In this case, we can't say that Alabama's, Georgia's, or OSU's win differentials are significantly higher (or lower) that what we would expect based on their level of talent alone because they fall within the confidence interval of the prediction. I think an argument could be made that this is the way I should have presented the yearly results.

In terms of what the model would predict for Sherrone next year, that's a good question. Right now we really can't say because we don't know where UM will fall on the talent composite. 

trueblueintexas

February 5th, 2024 at 1:35 PM ^

Maybe it is baked-in, but how is the difference in quantity of games played factored in? 
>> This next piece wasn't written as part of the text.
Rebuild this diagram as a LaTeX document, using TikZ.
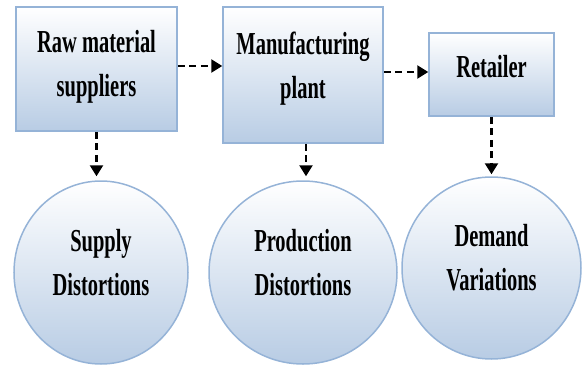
\documentclass[tikz,border=0pt]{standalone}
\usepackage{fontspec}
\newfontfamily\condbf{Liberation Serif Bold}[FakeStretch=0.64]
\usetikzlibrary{arrows.meta,shapes.geometric}
\definecolor{edgeblue}{HTML}{95B3D7}
\definecolor{fillblue}{HTML}{B8CCE4}
\tikzset{
  lbl/.style={font=\condbf\fontsize{32}{44}\selectfont, align=center, text=black, inner sep=0pt},
  boxnode/.style={rectangle, draw=edgeblue, line width=1.5pt, top color=white, bottom color=fillblue, inner sep=0pt},
  ellnode/.style={ellipse, draw=edgeblue, line width=1.5pt, top color=white, bottom color=fillblue, inner sep=0pt},
  dasharr/.style={draw=black, line width=2.3pt, dash pattern=on 7pt off 4.5pt, -{Triangle[length=11pt,width=13pt]}}
}
\begin{document}
\begin{tikzpicture}[x=1pt,y=-1pt]
\useasboundingbox (0,0) rectangle (582,365);
\node[boxnode, minimum width=161pt, minimum height=124pt] (b1) at (96.5,69) {};
\node[boxnode, minimum width=160pt, minimum height=136pt] (b2) at (303,75) {};
\node[boxnode, minimum width=125pt, minimum height=83pt] (b3) at (491.5,74.5) {};
\node[ellnode, minimum width=174pt, minimum height=183pt] (c1) at (101,272.5) {};
\node[ellnode, minimum width=188pt, minimum height=183pt] (c2) at (303,272.5) {};
\node[ellnode, minimum width=179pt, minimum height=182pt] (c3) at (491.5,268) {};
\node[lbl] (t1) at ([yshift=2pt]b1.center) {Raw material\\suppliers};
\node[lbl] (t2) at ([yshift=6pt]b2.center) {Manufacturing\\plant};
\node[lbl] (t3) at ([yshift=8pt]b3.center) {Retailer};
\node[lbl] (t4) at ([yshift=10pt]c1.center) {Supply\\Distortions};
\node[lbl] (t5) at ([yshift=10pt]c2.center) {Production\\Distortions};
\node[lbl] (t6) at ([yshift=10pt]c3.center) {Demand\\Variations};
\draw[dasharr] ([yshift=3pt]b1.east) -- ([yshift=3pt]b1.east -| b2.west);
\draw[dasharr] ([yshift=3pt]b2.east) -- ([yshift=3pt]b2.east -| b3.west);
\draw[dasharr, shorten >=4pt] (b1.south) -- (b1.south |- c1.north);
\draw[dasharr, shorten >=4pt] ([xshift=3pt]b2.south) -- ([xshift=3pt]b2.south |- c2.north);
\draw[dasharr, shorten >=2pt] (b3.south) -- (b3.south |- c3.north);
\end{tikzpicture}
\end{document}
I.e. for the time period analyzed, Alabama averaged 12.77 wins and 1.33 losses for a total of 14.11 games played/season. Over the same period, Michigan averaged 9.88 wins and 2.77 losses for a total of 12.66 games played/season.  That is an average of 1.5 games played/season different. 

 

Blue@LSU

February 5th, 2024 at 6:31 PM ^

Damn, that's a good question and I hadn't thought about it. 

Part of me would say that the model is not predicting the number of wins/losses, but the number of wins/losses compared to what we would expect from an 'elite' team. In that sense, the number of games wouldn't really matter because it is standardized to a similar reference point (the hypothetical elite team).
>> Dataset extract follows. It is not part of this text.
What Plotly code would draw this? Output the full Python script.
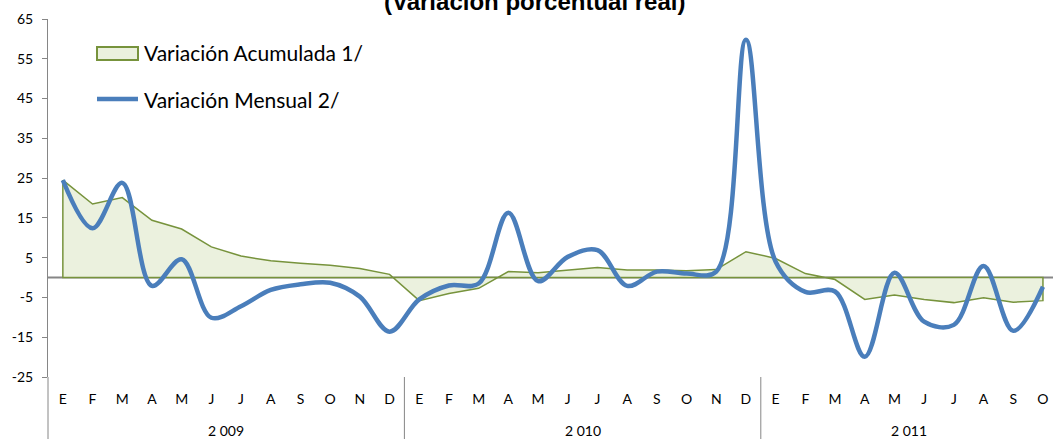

The other part of me says that every extra game gives an additional opportunity to either win or lose that game. In that case, it would matter.

In short, I'm gonna have to give more thought to this question. Thanks for bringing it up. 

trueblueintexas

February 6th, 2024 at 1:08 PM ^

Thanks for the response. 

Under the old BCS model and the new playoff model, I would think the number of expected games played makes a difference. 
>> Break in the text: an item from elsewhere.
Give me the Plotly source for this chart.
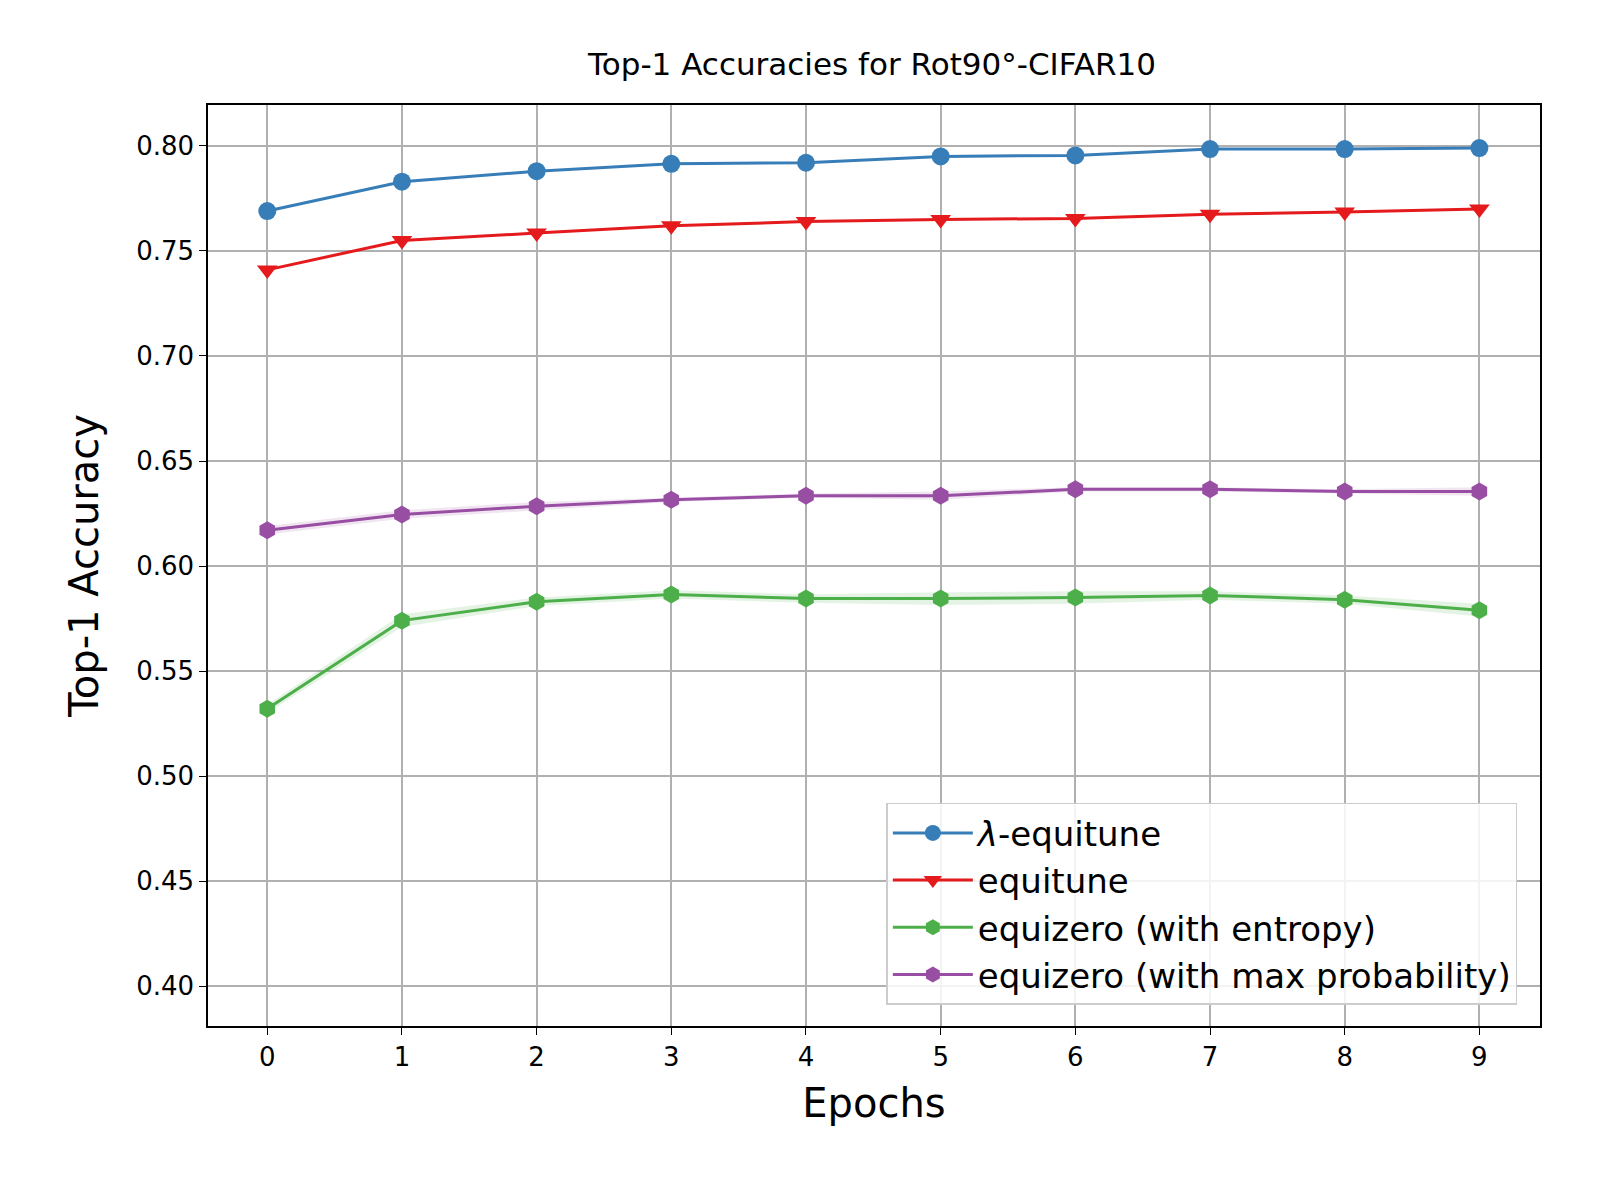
import plotly.graph_objects as go

epochs = list(range(10))
lam_equitune = [0.769, 0.783, 0.788, 0.7915, 0.792, 0.795, 0.7955, 0.7985, 0.7985, 0.799]
equitune = [0.741, 0.755, 0.7585, 0.762, 0.764, 0.765, 0.7655, 0.7675, 0.7685, 0.770]
eqz_entropy = [0.532, 0.574, 0.583, 0.5865, 0.5845, 0.5845, 0.585, 0.586, 0.584, 0.579]
eqz_entropy_std = [0.002, 0.003, 0.002, 0.002, 0.002, 0.003, 0.003, 0.002, 0.002, 0.003]
eqz_maxprob = [0.617, 0.6245, 0.6285, 0.6315, 0.6335, 0.6335, 0.6365, 0.6365, 0.6355, 0.6355]
eqz_maxprob_std = [0.002, 0.002, 0.002, 0.001, 0.001, 0.002, 0.001, 0.001, 0.001, 0.002]

fig = go.Figure()


def band(y, s, color):
    fig.add_trace(go.Scatter(x=epochs + epochs[::-1],
                             y=[a + b for a, b in zip(y, s)] + [a - b for a, b in zip(y, s)][::-1],
                             fill="toself", fillcolor=color, line=dict(width=0),
                             showlegend=False, hoverinfo="skip"))


band(eqz_entropy, eqz_entropy_std, "rgba(77,175,74,0.15)")
band(eqz_maxprob, eqz_maxprob_std, "rgba(152,78,163,0.15)")

series = [
    ("<i>λ</i>-equitune", lam_equitune, "#377eb8", "circle"),
    ("equitune", equitune, "#e41a1c", "triangle-down"),
    ("equizero (with entropy)", eqz_entropy, "#4daf4a", "hexagon"),
    ("equizero (with max probability)", eqz_maxprob, "#984ea3", "hexagon"),
]
for name, y, c, sym in series:
    fig.add_trace(go.Scatter(x=epochs, y=y, name=name, mode="lines+markers",
                             line=dict(color=c, width=3),
                             marker=dict(symbol=sym, size=18, color=c)))

axis = dict(showgrid=True, gridcolor="#b0b0b0", gridwidth=1.5, showline=True,
            linecolor="black", linewidth=1.5, mirror=True, ticks="outside",
            ticklen=7, tickcolor="black", zeroline=False,
            tickfont=dict(size=26, color="black"))
fig.update_layout(
    width=1600, height=1200, plot_bgcolor="white", paper_bgcolor="white",
    font=dict(family="DejaVu Sans", color="black"),
    margin=dict(l=200, r=68, t=97, b=182),
    title=dict(text="Top-1 Accuracies for Rot90°-CIFAR10", x=0.54, xanchor="center",
               y=0.953, yanchor="middle", font=dict(size=31)),
    xaxis=dict(axis, range=[-0.44, 9.45], tickvals=epochs,
               title=dict(text="Epochs", font=dict(size=40), standoff=18)),
    yaxis=dict(axis, range=[0.381, 0.8195], dtick=0.05, tickformat=".2f",
               title=dict(text="Top-1 Accuracy", font=dict(size=40), standoff=25)),
    legend=dict(x=0.983, y=0.023, xanchor="right", yanchor="bottom",
                bgcolor="rgba(255,255,255,0.85)", bordercolor="#cccccc", borderwidth=1.5,
                font=dict(size=34), itemwidth=80, tracegroupgap=20),
)
fig.write_html("out.html")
I.e. under the old BCS model, if you averaged the #2 team in talent for a season, the expectation should be that you are playing in 15 games that season (conference champ and two playoff games), however, the #4 team in talent would only be expected to play in 14 games (a conference champ, and only one playoff game), where as the #8 team in talent would be expected to also play in 14 games (conference champ and a bowl game), but the #11 team would only be expected to play in 13 games (12 regular season and one bowl). The difference in talent between #1 and #11 is only 10 spots but the difference in expected games played is 2. I think that shifts the value of expected wins. 

Sadly, I think this will become an exercise in showing how good Saban actually was. 

BTB grad

February 5th, 2024 at 10:15 PM ^

The Saban data point is super interesting. Even with all the talent he had, he was still significantly overperforming what would be expected of that talent level thru development & scheme.